Key Implementation Details

  • Context Injection: rdflib’s default JSON-LD serializer often generates a verbose or auto-inferred @context. Overriding it with the official DCAT-AP v3 context ensures harvesters parse prefixes correctly.
  • Spatial Handling: DCAT-AP v3 recommends dcat:bbox as a space-delimited string ("minX minY maxX maxY") inside a dcat:Location node. Avoid raw WKT unless explicitly required by your national profile.
  • Language Tags: Always wrap literals with lang="en" (or your target language). Harvesters reject untagged strings in multilingual catalogs.
  • Conformance URIs: Use the official OGC WMS 1.3.0 specification URI in dct:conformsTo to signal protocol version to automated validators.

Validation & Compliance Best Practices

Before publishing to production portals, validate your output against the W3C DCAT v3 Recommendation and the EU DCAT-AP v3 profile. Common validation failures include:

  1. Missing @id on nodes: Every dcat:Dataset and dcat:Distribution must have a resolvable URI or blank node.
  2. Incorrect coordinate order: Bounding boxes must follow WGS 84 (EPSG:4326) order: west south east north.
  3. Unresolved themes: dcat:theme must point to a URI in a registered vocabulary (e.g., http://inspire.ec.europa.eu/theme/orth). Free-text keywords will fail strict validation.
  4. Distribution media types: Use IANA-registered MIME types (image/png, image/jpeg, application/vnd.ogc.wms_xml). Avoid generic application/octet-stream.

For automated testing, pipe the generated JSON-LD through the OGC Web Map Service (WMS) Implementation Specification compliance checks alongside DCAT-AP validators.

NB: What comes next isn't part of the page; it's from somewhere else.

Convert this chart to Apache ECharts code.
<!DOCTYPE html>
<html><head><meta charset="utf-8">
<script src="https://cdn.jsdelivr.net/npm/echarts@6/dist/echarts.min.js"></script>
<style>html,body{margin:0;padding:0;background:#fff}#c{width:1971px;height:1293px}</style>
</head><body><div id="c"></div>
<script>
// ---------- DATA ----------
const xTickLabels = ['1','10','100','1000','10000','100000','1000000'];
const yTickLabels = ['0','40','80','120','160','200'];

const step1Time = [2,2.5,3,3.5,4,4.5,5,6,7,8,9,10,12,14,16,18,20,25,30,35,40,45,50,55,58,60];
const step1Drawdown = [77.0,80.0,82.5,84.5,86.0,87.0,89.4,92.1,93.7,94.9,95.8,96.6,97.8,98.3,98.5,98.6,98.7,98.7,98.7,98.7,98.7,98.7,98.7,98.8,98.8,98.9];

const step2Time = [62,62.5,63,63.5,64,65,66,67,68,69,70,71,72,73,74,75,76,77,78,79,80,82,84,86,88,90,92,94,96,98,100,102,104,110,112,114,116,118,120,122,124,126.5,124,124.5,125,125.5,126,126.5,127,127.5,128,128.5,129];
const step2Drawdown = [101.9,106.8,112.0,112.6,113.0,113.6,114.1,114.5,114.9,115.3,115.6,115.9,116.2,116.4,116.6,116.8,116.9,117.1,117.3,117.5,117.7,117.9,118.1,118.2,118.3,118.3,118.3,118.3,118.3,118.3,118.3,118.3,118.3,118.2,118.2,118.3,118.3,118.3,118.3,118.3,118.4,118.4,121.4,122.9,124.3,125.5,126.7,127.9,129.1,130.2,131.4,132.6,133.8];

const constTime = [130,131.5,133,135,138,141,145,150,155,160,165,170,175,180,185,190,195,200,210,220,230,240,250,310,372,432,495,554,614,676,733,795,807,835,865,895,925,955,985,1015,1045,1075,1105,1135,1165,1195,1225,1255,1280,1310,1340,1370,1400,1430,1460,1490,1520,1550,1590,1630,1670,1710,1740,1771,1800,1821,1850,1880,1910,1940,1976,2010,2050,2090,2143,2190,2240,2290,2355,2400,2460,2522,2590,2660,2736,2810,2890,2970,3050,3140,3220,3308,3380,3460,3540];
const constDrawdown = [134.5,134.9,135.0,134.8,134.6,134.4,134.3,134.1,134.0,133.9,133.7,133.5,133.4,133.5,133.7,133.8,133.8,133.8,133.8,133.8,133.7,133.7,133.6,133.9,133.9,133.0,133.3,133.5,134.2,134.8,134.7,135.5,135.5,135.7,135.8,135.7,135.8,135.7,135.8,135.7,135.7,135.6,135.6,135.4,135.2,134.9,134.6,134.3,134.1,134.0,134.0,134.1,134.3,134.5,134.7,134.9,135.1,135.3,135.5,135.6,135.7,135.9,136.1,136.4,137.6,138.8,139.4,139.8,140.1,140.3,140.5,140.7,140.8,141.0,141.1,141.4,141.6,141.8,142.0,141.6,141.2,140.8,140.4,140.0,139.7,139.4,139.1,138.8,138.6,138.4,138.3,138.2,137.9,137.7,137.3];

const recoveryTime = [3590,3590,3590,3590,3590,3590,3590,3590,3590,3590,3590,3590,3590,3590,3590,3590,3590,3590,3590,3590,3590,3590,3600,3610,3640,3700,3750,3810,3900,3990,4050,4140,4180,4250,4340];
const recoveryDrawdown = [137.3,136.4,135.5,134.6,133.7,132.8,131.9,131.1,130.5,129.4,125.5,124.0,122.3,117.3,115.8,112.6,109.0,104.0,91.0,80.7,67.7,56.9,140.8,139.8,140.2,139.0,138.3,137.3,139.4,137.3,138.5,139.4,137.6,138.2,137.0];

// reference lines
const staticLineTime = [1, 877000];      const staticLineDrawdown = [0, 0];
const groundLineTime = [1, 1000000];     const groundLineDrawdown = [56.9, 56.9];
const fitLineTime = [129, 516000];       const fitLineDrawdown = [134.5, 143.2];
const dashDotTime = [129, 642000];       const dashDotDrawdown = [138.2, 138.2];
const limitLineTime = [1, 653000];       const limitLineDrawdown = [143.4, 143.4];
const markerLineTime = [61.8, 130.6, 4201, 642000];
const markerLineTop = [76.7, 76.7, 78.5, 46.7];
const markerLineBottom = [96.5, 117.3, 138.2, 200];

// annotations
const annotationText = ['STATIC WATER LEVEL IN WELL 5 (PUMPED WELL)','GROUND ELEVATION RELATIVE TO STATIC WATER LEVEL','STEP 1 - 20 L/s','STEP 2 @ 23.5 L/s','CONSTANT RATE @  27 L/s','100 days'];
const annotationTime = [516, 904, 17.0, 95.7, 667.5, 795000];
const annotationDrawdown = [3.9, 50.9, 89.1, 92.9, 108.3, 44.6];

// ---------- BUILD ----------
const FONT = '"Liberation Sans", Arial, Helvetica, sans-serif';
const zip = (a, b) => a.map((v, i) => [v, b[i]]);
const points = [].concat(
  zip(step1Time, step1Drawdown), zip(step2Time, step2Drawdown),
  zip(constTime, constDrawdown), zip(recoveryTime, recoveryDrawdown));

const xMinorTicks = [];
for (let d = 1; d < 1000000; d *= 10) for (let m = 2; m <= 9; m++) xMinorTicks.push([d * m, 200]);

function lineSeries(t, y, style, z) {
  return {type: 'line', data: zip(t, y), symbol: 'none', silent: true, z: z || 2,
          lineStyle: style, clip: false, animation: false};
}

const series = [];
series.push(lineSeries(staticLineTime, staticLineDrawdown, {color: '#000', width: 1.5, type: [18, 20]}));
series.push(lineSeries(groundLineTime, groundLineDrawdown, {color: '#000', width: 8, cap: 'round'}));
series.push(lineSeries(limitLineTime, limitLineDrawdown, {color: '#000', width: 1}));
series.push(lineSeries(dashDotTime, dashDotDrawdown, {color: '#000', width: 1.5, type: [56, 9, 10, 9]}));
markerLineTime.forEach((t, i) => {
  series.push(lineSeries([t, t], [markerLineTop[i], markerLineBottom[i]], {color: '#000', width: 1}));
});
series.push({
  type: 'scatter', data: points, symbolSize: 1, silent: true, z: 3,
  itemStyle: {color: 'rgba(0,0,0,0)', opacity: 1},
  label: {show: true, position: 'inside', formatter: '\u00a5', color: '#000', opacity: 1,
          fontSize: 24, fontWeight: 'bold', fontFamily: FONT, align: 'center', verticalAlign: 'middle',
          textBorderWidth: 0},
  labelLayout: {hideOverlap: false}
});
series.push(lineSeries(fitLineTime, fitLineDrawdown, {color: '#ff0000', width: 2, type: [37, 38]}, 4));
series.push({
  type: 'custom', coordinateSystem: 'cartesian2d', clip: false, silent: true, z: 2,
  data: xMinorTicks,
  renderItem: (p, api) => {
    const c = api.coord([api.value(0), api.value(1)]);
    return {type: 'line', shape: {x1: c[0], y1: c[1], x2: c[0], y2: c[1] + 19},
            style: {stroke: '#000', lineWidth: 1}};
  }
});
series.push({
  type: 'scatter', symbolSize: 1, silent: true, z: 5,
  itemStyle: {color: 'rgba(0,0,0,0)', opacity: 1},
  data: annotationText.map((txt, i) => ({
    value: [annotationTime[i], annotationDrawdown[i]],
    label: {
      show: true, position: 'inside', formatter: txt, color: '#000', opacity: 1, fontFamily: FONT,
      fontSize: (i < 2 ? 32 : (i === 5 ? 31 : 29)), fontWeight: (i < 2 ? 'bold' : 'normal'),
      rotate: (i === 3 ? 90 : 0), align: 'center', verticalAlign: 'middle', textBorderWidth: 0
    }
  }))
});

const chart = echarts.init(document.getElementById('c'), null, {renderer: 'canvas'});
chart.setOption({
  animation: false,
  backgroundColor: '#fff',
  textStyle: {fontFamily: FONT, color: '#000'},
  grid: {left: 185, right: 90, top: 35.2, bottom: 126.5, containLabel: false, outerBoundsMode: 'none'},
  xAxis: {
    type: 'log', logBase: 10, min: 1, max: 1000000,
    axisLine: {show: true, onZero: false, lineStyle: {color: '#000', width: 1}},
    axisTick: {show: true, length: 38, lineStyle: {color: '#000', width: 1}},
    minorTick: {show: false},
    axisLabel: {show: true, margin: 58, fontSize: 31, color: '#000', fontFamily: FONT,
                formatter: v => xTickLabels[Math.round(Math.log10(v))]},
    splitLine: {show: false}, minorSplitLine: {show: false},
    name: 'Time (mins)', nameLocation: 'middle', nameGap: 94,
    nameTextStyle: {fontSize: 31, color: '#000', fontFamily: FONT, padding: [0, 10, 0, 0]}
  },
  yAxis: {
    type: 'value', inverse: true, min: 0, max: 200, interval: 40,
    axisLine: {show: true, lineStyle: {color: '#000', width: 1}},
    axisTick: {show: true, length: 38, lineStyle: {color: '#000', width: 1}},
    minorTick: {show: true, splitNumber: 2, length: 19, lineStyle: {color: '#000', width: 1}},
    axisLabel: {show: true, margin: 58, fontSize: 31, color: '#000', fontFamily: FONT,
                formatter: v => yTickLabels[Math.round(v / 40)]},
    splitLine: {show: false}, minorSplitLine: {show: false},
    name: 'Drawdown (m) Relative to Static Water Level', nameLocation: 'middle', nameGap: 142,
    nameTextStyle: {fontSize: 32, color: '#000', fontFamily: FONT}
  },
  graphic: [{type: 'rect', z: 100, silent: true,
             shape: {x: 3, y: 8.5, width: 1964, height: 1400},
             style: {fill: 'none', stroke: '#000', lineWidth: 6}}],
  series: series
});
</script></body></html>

Run periodic harvest simulations using tools like pyld or json-ld.org playground to verify context resolution and graph flattening.

Deployment Considerations

When scaling this pattern across hundreds of layers:

  • Cache GetCapabilities XML and parse it asynchronously to avoid blocking catalog sync jobs.
  • Use dcat:theme mappings stored in a configuration file or SKOS endpoint rather than hardcoding.
  • Attach dct:license and dct:rights at the dataset level to satisfy open-data mandates.
  • Version your JSON-LD output by appending ?version=3 to the endpoint or using content negotiation (Accept: application/ld+json).

This approach delivers machine-readable, portal-ready metadata that survives strict ingestion pipelines while maintaining full alignment with European spatial data interoperability standards.